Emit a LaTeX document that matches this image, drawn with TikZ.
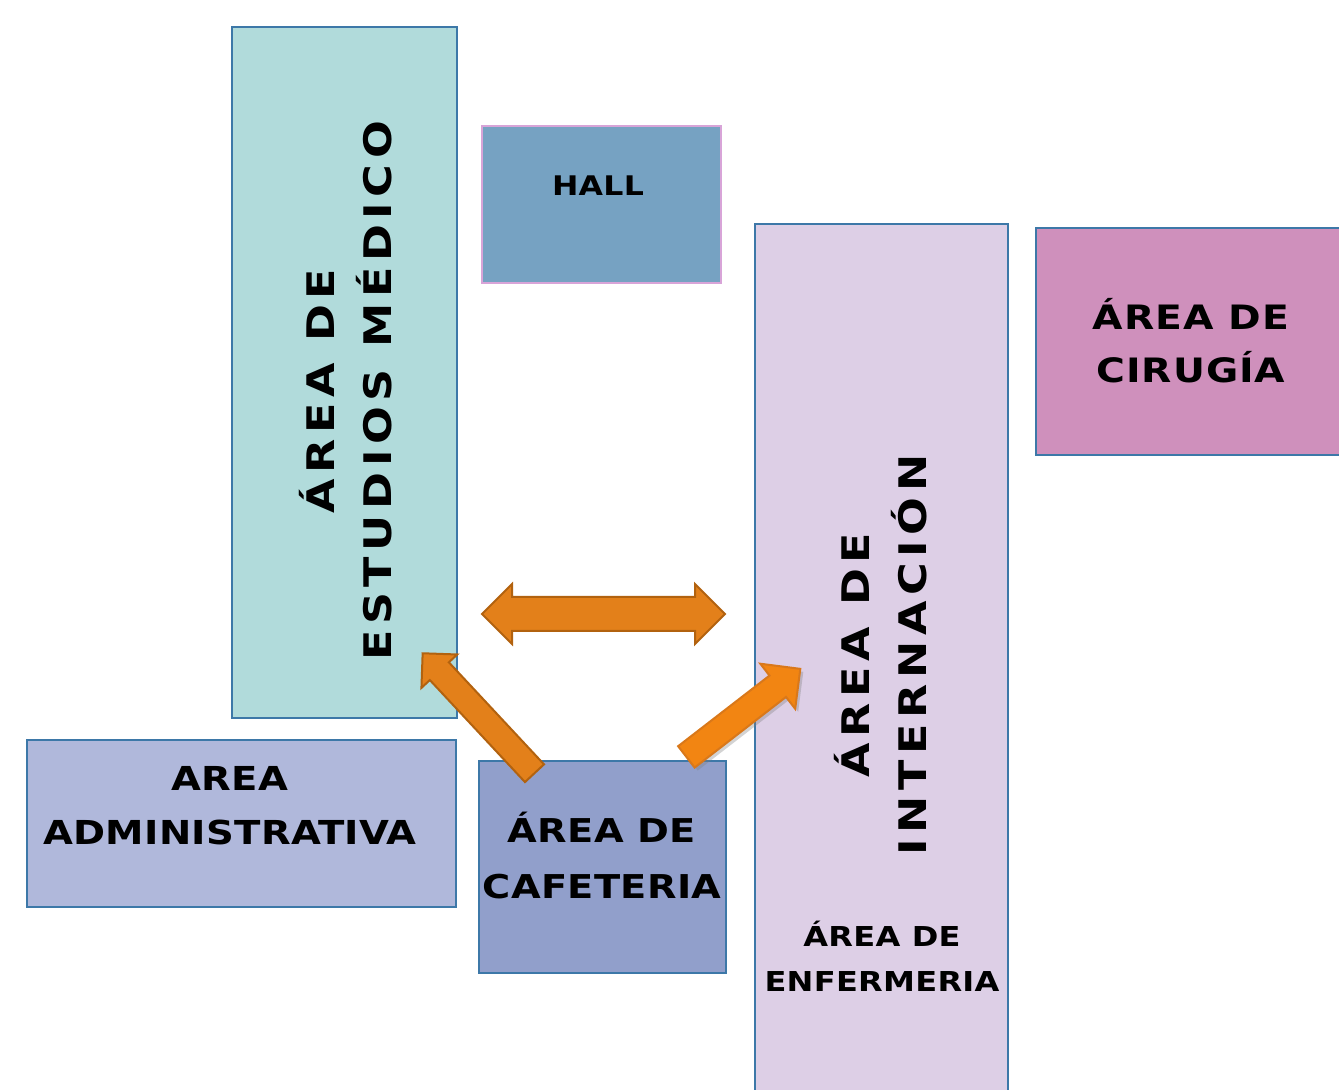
\documentclass[tikz,border=0pt]{standalone}
\usepackage{fontspec}
\usetikzlibrary{shapes.arrows,shadows}
\newfontfamily\planfont[FakeStretch=1.3,LetterSpace=1]{DejaVu Sans Condensed}

\definecolor{estudfill}{HTML}{B1DBDB}
\definecolor{hallfill}{HTML}{76A2C2}
\definecolor{hallline}{HTML}{D8A4D8}
\definecolor{internfill}{HTML}{DDCFE6}
\definecolor{cirugfill}{HTML}{CF90BC}
\definecolor{adminfill}{HTML}{B0B8DB}
\definecolor{cafefill}{HTML}{919FCB}
\definecolor{arealine}{HTML}{3D78A8}
\definecolor{arrowfill}{HTML}{E3801A}
\definecolor{arrowline}{HTML}{B2620F}
\definecolor{brightfill}{HTML}{F28512}
\definecolor{brightline}{HTML}{D9781A}

\tikzset{
    area/.style={draw=arealine, line width=0.75pt, anchor=north west, inner sep=0pt, outer sep=0pt},
    lbl/.style={align=center, inner sep=0pt},
    flecha/.style={fill=arrowfill, draw=arrowline, line width=1pt, inner xsep=0pt, outer sep=0pt},
}

\begin{document}
\begin{tikzpicture}[x=0.5pt, y=-0.5pt]
    \useasboundingbox (0,0) rectangle (1339,1090);
    \clip (0,0) rectangle (1339,1090);

    % areas
    \begin{scope}[every node/.append style={area}]
        \node[fill=estudfill, minimum width=112.5pt, minimum height=345.5pt] (estud) at (232,27) {};
        \node[fill=hallfill, draw=hallline, minimum width=119.5pt, minimum height=78.5pt] (hall) at (482,126) {};
        \node[fill=internfill, minimum width=126.5pt, minimum height=440pt] (intern) at (755,224) {};
        \node[fill=cirugfill, minimum width=155pt, minimum height=113.5pt] (cirug) at (1036,228) {};
        \node[fill=adminfill, minimum width=214.5pt, minimum height=83.5pt] (admin) at (27,740) {};
        \node[fill=cafefill, minimum width=123.5pt, minimum height=106pt] (cafe) at (479,761) {};
    \end{scope}

    % labels
    \begin{scope}[every node/.append style={lbl}]
        \node[rotate=90, font={\planfont\bfseries\addfontfeature{LetterSpace=15}\fontsize{19}{28.5}\selectfont}] (estudtxt) at (346,391) {ÁREA DE\\ESTUDIOS MÉDICO};
        \node[font={\planfont\bfseries\fontsize{13.5}{14}\selectfont}] (halltxt) at (598,186) {HALL};
        \node[rotate=90, font={\planfont\bfseries\addfontfeature{LetterSpace=15}\fontsize{19}{28.5}\selectfont}] (interntxt) at (881,655) {ÁREA DE\\INTERNACIÓN};
        \node[font={\planfont\bfseries\fontsize{13.7}{22.5}\selectfont}] (enfertxt) at (882,956) {ÁREA DE\\ENFERMERIA};
        \node[font={\planfont\bfseries\addfontfeature{LetterSpace=3}\fontsize{16.8}{26.5}\selectfont}] (cirugtxt) at (1191,341) {ÁREA DE\\CIRUGÍA};
        \node[font={\planfont\bfseries\fontsize{16.5}{27}\selectfont}] (admintxt) at (230,806) {AREA\\ADMINISTRATIVA};
        \node[font={\planfont\bfseries\fontsize{16.4}{28}\selectfont}] (cafetxt) at (602,856) {ÁREA DE\\CAFETERIA};
    \end{scope}

    % arrows
    \begin{scope}[every node/.append style={flecha}]
        \node[double arrow, inner ysep=8pt, double arrow head extend=6.5pt, minimum height=121.5pt] (ida) at (603.5,614) {};
        \node[single arrow, inner ysep=6pt, single arrow head extend=5.75pt, minimum height=82pt, rotate=133] (subida) at (483,718) {};
        \node[single arrow, inner ysep=6.25pt, single arrow head extend=7.5pt, minimum height=72pt, rotate=37.7,
              fill=brightfill, draw=brightline, drop shadow={shadow xshift=1.5pt, shadow yshift=-1.5pt, opacity=0.35}] (entrada) at (738,717) {};
    \end{scope}
\end{tikzpicture}
\end{document}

========

## Description of the task
Output the data exactly. Pictures don't belong in the result.

## Answer to this problem
Emit a LaTeX document that matches this image, drawn with TikZ.
\documentclass[tikz,border=0pt]{standalone}
\usepackage{fontspec}
\usetikzlibrary{shapes.arrows,shadows}
\newfontfamily\planfont[FakeStretch=1.3,LetterSpace=1]{DejaVu Sans Condensed}

\definecolor{estudfill}{HTML}{B1DBDB}
\definecolor{hallfill}{HTML}{76A2C2}
\definecolor{hallline}{HTML}{D8A4D8}
\definecolor{internfill}{HTML}{DDCFE6}
\definecolor{cirugfill}{HTML}{CF90BC}
\definecolor{adminfill}{HTML}{B0B8DB}
\definecolor{cafefill}{HTML}{919FCB}
\definecolor{arealine}{HTML}{3D78A8}
\definecolor{arrowfill}{HTML}{E3801A}
\definecolor{arrowline}{HTML}{B2620F}
\definecolor{brightfill}{HTML}{F28512}
\definecolor{brightline}{HTML}{D9781A}

\tikzset{
    area/.style={draw=arealine, line width=0.75pt, anchor=north west, inner sep=0pt, outer sep=0pt},
    lbl/.style={align=center, inner sep=0pt},
    flecha/.style={fill=arrowfill, draw=arrowline, line width=1pt, inner xsep=0pt, outer sep=0pt},
}

\begin{document}
\begin{tikzpicture}[x=0.5pt, y=-0.5pt]
    \useasboundingbox (0,0) rectangle (1339,1090);
    \clip (0,0) rectangle (1339,1090);

    % areas
    \begin{scope}[every node/.append style={area}]
        \node[fill=estudfill, minimum width=112.5pt, minimum height=345.5pt] (estud) at (232,27) {};
        \node[fill=hallfill, draw=hallline, minimum width=119.5pt, minimum height=78.5pt] (hall) at (482,126) {};
        \node[fill=internfill, minimum width=126.5pt, minimum height=440pt] (intern) at (755,224) {};
        \node[fill=cirugfill, minimum width=155pt, minimum height=113.5pt] (cirug) at (1036,228) {};
        \node[fill=adminfill, minimum width=214.5pt, minimum height=83.5pt] (admin) at (27,740) {};
        \node[fill=cafefill, minimum width=123.5pt, minimum height=106pt] (cafe) at (479,761) {};
    \end{scope}

    % labels
    \begin{scope}[every node/.append style={lbl}]
        \node[rotate=90, font={\planfont\bfseries\addfontfeature{LetterSpace=15}\fontsize{19}{28.5}\selectfont}] (estudtxt) at (346,391) {ÁREA DE\\ESTUDIOS MÉDICO};
        \node[font={\planfont\bfseries\fontsize{13.5}{14}\selectfont}] (halltxt) at (598,186) {HALL};
        \node[rotate=90, font={\planfont\bfseries\addfontfeature{LetterSpace=15}\fontsize{19}{28.5}\selectfont}] (interntxt) at (881,655) {ÁREA DE\\INTERNACIÓN};
        \node[font={\planfont\bfseries\fontsize{13.7}{22.5}\selectfont}] (enfertxt) at (882,956) {ÁREA DE\\ENFERMERIA};
        \node[font={\planfont\bfseries\addfontfeature{LetterSpace=3}\fontsize{16.8}{26.5}\selectfont}] (cirugtxt) at (1191,341) {ÁREA DE\\CIRUGÍA};
        \node[font={\planfont\bfseries\fontsize{16.5}{27}\selectfont}] (admintxt) at (230,806) {AREA\\ADMINISTRATIVA};
        \node[font={\planfont\bfseries\fontsize{16.4}{28}\selectfont}] (cafetxt) at (602,856) {ÁREA DE\\CAFETERIA};
    \end{scope}

    % arrows
    \begin{scope}[every node/.append style={flecha}]
        \node[double arrow, inner ysep=8pt, double arrow head extend=6.5pt, minimum height=121.5pt] (ida) at (603.5,614) {};
        \node[single arrow, inner ysep=6pt, single arrow head extend=5.75pt, minimum height=82pt, rotate=133] (subida) at (483,718) {};
        \node[single arrow, inner ysep=6.25pt, single arrow head extend=7.5pt, minimum height=72pt, rotate=37.7,
              fill=brightfill, draw=brightline, drop shadow={shadow xshift=1.5pt, shadow yshift=-1.5pt, opacity=0.35}] (entrada) at (738,717) {};
    \end{scope}
\end{tikzpicture}
\end{document}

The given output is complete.